A estas alturas, probablemente, un lector desprevenido debe estar pensando: “Este está de acuerdo con el aborto”. Afirmación nacida de la falsedad de la pregunta de si uno está o no de acuerdo con eso. La pregunta tiene implícita una trampa bien urdida, propia de los sostenedores del poder. Esto es así por la sencilla razón de que está formulada desde la negación u omisión de la situación en que se encuentra cada mujer al momento de enfrentarse a un embarazo no deseado. Es esa mujer la que deberá decidir en el momento en que tenga la imperiosa necesidad de hacerlo. Es en esa instancia en que tendrá que cotejar sus creencias con su momento de vida y decidir de acuerdo a ellas. El momento en que la intimidad se expresa de una manera determinante con sus preguntas verdaderas y críticas: ¿Qué piensas?, ¿qué sientes?, ¿qué harás? Cuando se está en tal situación es muy difícil unir en una misma dirección todas las respuestas. Es entonces cuando la pregunta de si se está de acuerdo o no muestra su carencia de significado. Es en ese “ahí” que hay necesidad de las propias respuestas y no de las de otros. Menos aún si ese otro es un hombre que levanta su dedo inquisidor y utiliza como armas la culpa y la amenaza.

La cuestión de fondo es, entonces, que allí estarán en juego las propias creencias para que se pueda elegir libremente, y la fe tendrá o no su correlato para que esa elección sea correcta, dentro de condiciones que no han sido elegidas. Porque en ninguna mujer está la voluntad de un embarazo no deseado, ni la de un hijo cuya vida no será, ni la de una violación. Ni siquiera la imprevisión admite ajenas y totalitarias respuestas.
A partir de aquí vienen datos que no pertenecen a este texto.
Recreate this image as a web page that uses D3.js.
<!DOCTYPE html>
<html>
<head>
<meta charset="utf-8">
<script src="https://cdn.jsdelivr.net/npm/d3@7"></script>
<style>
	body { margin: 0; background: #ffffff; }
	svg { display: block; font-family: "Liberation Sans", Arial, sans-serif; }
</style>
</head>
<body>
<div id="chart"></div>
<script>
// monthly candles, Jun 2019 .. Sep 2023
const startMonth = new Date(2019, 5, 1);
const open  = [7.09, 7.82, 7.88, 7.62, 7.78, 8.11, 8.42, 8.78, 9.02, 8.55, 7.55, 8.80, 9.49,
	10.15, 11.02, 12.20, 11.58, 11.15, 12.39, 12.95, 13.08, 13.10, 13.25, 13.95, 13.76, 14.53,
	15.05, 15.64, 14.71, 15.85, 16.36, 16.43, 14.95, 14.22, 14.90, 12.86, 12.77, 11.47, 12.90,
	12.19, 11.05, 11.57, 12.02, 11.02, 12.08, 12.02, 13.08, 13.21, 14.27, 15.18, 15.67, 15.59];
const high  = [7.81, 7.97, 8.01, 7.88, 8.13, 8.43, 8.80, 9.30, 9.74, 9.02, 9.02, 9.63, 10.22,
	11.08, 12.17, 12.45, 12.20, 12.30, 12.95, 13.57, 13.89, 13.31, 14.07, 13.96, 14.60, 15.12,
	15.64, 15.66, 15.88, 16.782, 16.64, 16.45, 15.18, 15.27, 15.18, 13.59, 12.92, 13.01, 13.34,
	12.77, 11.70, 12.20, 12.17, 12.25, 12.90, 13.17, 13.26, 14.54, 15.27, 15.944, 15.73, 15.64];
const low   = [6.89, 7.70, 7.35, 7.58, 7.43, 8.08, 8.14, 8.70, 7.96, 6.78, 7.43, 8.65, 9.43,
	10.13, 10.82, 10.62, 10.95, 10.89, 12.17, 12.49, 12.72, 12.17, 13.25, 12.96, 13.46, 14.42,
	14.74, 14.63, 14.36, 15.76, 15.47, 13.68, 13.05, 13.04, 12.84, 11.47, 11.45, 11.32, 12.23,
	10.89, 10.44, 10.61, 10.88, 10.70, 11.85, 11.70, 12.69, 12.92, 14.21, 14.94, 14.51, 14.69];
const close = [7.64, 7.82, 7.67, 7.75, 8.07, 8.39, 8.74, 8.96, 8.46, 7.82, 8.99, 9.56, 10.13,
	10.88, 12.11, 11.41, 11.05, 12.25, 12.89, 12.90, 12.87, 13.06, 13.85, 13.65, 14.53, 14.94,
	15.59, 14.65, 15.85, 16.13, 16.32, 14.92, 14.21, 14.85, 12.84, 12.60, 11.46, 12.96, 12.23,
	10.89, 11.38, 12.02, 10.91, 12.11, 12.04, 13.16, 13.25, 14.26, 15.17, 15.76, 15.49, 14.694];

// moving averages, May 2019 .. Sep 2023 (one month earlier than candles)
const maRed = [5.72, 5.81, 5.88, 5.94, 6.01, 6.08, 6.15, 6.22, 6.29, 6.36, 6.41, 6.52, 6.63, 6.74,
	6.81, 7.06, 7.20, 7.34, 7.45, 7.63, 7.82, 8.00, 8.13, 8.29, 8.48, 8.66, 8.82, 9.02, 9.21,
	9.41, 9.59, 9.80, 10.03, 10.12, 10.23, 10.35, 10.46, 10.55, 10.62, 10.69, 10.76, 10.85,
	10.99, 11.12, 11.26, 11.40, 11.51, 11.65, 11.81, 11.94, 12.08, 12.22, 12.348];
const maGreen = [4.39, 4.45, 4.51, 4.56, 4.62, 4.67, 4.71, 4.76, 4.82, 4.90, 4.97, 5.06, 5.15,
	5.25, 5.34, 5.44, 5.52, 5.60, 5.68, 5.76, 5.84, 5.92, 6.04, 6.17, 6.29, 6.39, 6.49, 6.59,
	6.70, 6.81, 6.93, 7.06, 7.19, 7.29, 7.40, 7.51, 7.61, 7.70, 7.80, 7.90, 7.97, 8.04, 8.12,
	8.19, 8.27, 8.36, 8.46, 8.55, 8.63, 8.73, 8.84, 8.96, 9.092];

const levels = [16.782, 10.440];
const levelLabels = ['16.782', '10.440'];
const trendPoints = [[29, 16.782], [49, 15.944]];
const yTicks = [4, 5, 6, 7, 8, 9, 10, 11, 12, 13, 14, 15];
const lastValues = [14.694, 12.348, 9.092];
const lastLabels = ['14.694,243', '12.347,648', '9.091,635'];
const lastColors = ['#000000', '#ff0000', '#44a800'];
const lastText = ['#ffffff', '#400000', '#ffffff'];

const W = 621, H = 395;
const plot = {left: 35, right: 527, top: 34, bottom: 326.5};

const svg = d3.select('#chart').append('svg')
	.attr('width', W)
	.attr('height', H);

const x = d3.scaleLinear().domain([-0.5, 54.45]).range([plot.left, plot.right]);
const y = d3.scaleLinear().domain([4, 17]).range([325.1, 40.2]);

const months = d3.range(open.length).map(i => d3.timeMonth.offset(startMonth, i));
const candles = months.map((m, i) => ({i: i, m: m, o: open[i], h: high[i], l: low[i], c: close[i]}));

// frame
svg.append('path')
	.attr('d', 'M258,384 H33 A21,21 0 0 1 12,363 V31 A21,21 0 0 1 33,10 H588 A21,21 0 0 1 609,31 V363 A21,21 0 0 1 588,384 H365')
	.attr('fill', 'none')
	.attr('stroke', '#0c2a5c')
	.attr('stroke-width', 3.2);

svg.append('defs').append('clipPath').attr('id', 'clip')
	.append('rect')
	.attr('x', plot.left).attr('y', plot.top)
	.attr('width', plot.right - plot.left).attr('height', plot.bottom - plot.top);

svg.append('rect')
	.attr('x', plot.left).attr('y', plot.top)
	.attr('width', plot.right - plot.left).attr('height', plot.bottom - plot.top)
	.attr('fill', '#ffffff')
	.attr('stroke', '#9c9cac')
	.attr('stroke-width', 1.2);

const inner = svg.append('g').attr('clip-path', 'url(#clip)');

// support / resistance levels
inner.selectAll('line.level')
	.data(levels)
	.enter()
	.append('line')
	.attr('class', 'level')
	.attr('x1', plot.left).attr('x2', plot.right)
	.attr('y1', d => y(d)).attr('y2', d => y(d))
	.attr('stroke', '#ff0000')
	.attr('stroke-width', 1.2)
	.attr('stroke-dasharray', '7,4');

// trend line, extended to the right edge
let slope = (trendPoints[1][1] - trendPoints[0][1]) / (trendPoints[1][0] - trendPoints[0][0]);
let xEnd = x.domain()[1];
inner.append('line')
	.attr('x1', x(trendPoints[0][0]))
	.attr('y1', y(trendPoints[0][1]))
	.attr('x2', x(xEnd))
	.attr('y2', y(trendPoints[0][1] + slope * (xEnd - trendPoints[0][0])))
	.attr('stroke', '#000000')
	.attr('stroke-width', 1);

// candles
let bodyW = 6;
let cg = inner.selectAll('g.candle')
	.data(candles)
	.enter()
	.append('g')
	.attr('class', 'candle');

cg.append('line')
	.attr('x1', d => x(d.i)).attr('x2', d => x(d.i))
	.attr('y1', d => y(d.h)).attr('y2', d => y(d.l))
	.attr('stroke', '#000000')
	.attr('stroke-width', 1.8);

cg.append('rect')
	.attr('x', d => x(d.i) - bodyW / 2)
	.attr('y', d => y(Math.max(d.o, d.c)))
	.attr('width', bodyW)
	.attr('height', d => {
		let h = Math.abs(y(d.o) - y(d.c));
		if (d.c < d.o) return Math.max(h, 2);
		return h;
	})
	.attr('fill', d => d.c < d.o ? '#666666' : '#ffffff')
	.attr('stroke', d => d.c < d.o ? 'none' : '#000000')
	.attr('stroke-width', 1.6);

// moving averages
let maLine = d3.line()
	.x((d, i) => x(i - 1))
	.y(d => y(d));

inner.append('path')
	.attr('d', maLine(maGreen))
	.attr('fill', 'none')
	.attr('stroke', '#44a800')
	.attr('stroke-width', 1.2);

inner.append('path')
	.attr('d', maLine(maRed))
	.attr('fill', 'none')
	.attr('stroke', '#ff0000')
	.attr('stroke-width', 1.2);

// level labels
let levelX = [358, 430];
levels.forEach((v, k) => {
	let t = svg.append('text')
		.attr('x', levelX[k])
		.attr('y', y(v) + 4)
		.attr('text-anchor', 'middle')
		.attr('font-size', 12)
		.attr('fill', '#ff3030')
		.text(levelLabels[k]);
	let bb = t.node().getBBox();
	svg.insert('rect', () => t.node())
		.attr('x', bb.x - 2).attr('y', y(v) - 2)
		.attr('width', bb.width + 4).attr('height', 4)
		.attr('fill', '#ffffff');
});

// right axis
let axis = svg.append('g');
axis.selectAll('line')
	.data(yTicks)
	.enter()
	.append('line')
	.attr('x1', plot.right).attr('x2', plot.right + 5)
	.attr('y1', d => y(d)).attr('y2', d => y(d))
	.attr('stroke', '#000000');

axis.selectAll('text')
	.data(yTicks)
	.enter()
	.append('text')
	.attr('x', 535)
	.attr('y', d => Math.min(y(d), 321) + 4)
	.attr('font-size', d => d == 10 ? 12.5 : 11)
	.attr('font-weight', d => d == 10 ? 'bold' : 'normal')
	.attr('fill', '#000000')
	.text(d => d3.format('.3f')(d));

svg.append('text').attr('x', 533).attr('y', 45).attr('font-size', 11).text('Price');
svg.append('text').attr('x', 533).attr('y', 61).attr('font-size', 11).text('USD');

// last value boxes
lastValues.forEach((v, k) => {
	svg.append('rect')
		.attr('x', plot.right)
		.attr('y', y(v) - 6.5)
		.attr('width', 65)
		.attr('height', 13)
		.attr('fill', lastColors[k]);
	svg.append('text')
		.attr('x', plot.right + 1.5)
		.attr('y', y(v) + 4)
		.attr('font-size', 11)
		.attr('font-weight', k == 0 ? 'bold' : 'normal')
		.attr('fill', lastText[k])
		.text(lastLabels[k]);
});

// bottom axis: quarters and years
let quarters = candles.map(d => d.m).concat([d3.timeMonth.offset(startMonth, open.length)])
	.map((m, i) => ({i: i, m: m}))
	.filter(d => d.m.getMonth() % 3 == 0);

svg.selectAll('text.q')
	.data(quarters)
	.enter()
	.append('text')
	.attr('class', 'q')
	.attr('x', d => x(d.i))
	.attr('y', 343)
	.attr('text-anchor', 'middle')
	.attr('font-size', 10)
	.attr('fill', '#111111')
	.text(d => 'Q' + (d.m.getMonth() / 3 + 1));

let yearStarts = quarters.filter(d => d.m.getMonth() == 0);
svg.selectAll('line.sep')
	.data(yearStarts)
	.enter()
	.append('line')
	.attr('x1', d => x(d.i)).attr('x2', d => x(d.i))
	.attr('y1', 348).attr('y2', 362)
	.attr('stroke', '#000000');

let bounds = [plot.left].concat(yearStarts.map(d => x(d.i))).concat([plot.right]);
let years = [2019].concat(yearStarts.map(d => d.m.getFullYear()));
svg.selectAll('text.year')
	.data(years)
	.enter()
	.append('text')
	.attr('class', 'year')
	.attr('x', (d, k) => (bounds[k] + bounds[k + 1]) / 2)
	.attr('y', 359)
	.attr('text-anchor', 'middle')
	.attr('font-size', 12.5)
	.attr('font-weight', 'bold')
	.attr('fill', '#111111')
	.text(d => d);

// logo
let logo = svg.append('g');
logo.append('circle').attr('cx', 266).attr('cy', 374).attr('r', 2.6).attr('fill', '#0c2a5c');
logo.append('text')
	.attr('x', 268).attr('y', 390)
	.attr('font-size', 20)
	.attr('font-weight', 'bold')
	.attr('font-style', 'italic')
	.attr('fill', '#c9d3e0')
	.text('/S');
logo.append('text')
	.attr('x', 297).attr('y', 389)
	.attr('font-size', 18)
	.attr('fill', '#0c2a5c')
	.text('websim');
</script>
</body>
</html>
Es una cuestión de respeto profundo por las mujeres. Ellas son las llamadas a decidir acerca de sí mismas. Por ello, cualquier creencia que se pretenda imponer a otros mediante la ley y el castigo, muestra sólo el rostro de los negadores de la vida plena y necesaria para que todas y todos puedan transitarla sin dolor, sin sufrimiento y, sobre todo, sin culpa. Así que las razones lejanas para ejercer el derecho a decidir por un aborto no son otra cosa que un disimulo, una distracción, para sostener un sistema alejado de la necesidad y el derecho de toda mujer, para construir su vida de acuerdo a sus particulares resoluciones, y su elección será siempre un derecho que no se puede impedir.